Bryan Hancock, Civilian Investigator with the Serious Collisions Investigation Unit at Bodmin said: "Tuesday 2nd July 2013 was a tragic day for the Wallace and McMenigall families, the ultimate tragedy for Toby and Andrew, who lost their lives whilst on a planned charity ride from Lands End to John O'Groats.
"Two exceptional, very fit and athletic men were riding quite correctly on a straight section of dual carriageway, wearing high visibility clothing, easily seen by road users in good visibility.
"Tragically for Toby and Andrew, Robert Palmer was also travelling along that road that day, driving a six-axle articulated heavy goods vehicle, when for some unexplained reason he has, as one witness to the incident stated 'mown them down.'
"This was a totally avoidable, unnecessary and preventable incident, our enquiries revealed that Palmer was significantly fatigued, yet still drove vehicle, knowing that prior to the fateful journey on 2nd July 2013 he should not have driven back that day, yet actively chose to do so.
"On 21st September 2013, whilst on police bail following the fatal collision on 2nd July that year, Palmer was again driving a similar 6-axle heavy goods vehicle.
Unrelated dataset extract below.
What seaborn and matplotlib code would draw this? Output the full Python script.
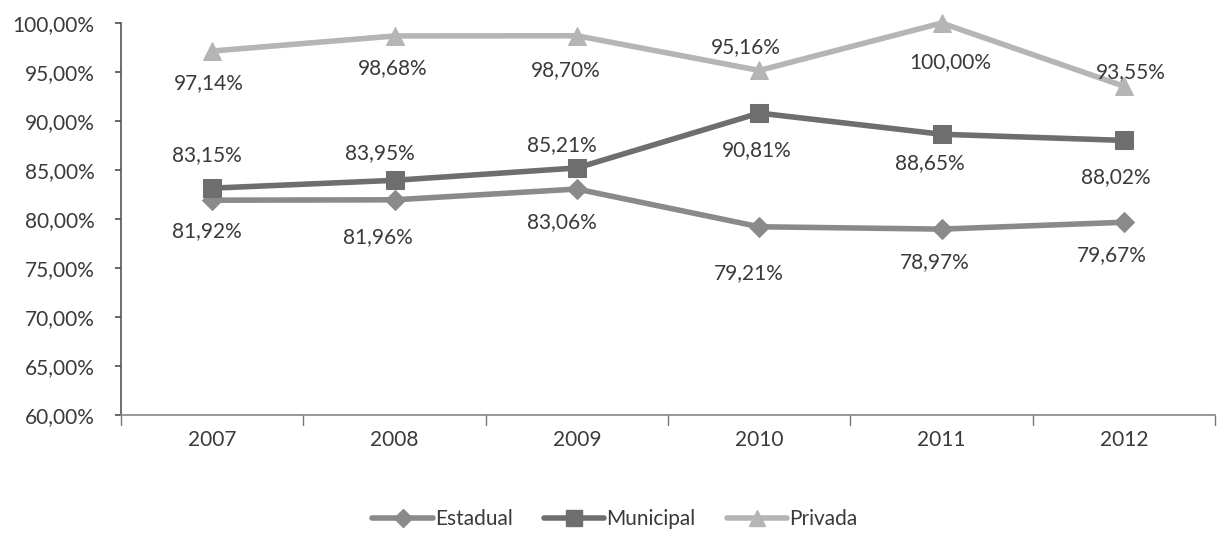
import matplotlib
matplotlib.use("Agg")
import matplotlib.pyplot as plt
import seaborn as sns
import pandas as pd
from matplotlib.lines import Line2D

years = ["2007", "2008", "2009", "2010", "2011", "2012"]
estadual = [81.92, 81.96, 83.06, 79.21, 78.97, 79.67]
municipal = [83.15, 83.95, 85.21, 90.81, 88.65, 88.02]
privada = [97.14, 98.68, 98.70, 95.16, 100.00, 93.55]
y_ticks = [60, 65, 70, 75, 80, 85, 90, 95, 100]

# label offsets in pixels (dx, dy up-positive) -- styling only
est_off = [(-5, -31), (-17, -37), (-15, -33), (-10, -46), (-7, -33), (-12, -33)]
mun_off = [(-5, 33), (-15, 27), (-15, 23), (-2, -37), (-12, -29), (-8, -37)]
pri_off = [(-3, -32), (-2, -32), (-11, -34), (-13, 23), (9, -39), (7, 14)]

sns.set_theme(style="white")
plt.rcParams['font.family'] = ['Lato', 'DejaVu Sans']

fig = plt.figure(figsize=(12.3, 5.38), dpi=100)
ax = fig.add_axes([0.0984, 0.2286, 0.8895, 0.7286])

series = [
    ("Estadual", estadual, "#8a8a8a", "D", 10, est_off),
    ("Municipal", municipal, "#6e6e6e", "s", 13, mun_off),
    ("Privada", privada, "#b5b5b5", "^", 13, pri_off),
]

xs = list(range(len(years)))
handles = []
px = 72.0 / 100.0
for name, vals, col, mk, ms, offs in series:
    df = pd.DataFrame({"x": xs, "y": vals})
    sns.lineplot(data=df, x="x", y="y", ax=ax, color=col, linewidth=4, clip_on=False,
                 marker=mk, markersize=ms, markeredgecolor=col, markerfacecolor=col)
    for x, v, (dx, dy) in zip(xs, vals, offs):
        txt = f"{v:.2f}".replace(".", ",") + "%"
        ax.annotate(txt, (x, v), xytext=(dx * px, dy * px), textcoords="offset points",
                    ha="center", va="center", fontsize=15, color="#3a3a3a")
    handles.append(Line2D([0], [0], color=col, lw=4, marker=mk, markersize=ms * 0.9,
                          markerfacecolor=col, markeredgecolor=col))

ax.set_xlim(-0.5, 5.5)
ax.set_ylim(60, 100)
ax.set_yticks(y_ticks)
ax.set_yticklabels([f"{t:.2f}".replace(".", ",") + "%" for t in y_ticks])
ax.set_xticks(xs)
ax.set_xticklabels(years)
ax.set_xlabel("")
ax.set_ylabel("")
ax.tick_params(axis="both", labelsize=15, labelcolor="#3a3a3a")
ax.tick_params(axis="y", left=True, length=4, color="#555555", pad=15)
ax.tick_params(axis="x", bottom=False, pad=5)
for x in [-0.5, 0.5, 1.5, 2.5, 3.5, 4.5, 5.5]:
    ax.plot([x, x], [60, 59.0], color="#777777", lw=1, clip_on=False)

for s in ["top", "right"]:
    ax.spines[s].set_visible(False)
ax.spines["left"].set_color("#555555")
ax.spines["bottom"].set_color("#888888")
ax.spines["left"].set_linewidth(1.2)
ax.spines["bottom"].set_linewidth(1.2)

fig.legend(handles, [s[0] for s in series], loc="center", bbox_to_anchor=(0.5, 0.035),
           ncol=3, frameon=False, fontsize=15, handlelength=2.9, columnspacing=1.5,
           handletextpad=0.1, labelcolor="#3a3a3a")

fig.savefig("out.png", dpi=100, facecolor="white")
On that occasion he was again involved in what is an almost identical collision to the first, fortunately for the innocent driver that day, a Bryan Rabey, he survived.
"All motor vehicles driven by a significantly fatigued driver are dangerous and can, as in this case, be lethal weapons. This the tragedy the Wallace and McMenigall families now have to live with, without Toby and Andrew."
Police and Department of Transport officers continue their investigations into this incident, which may lead to further prosecutions.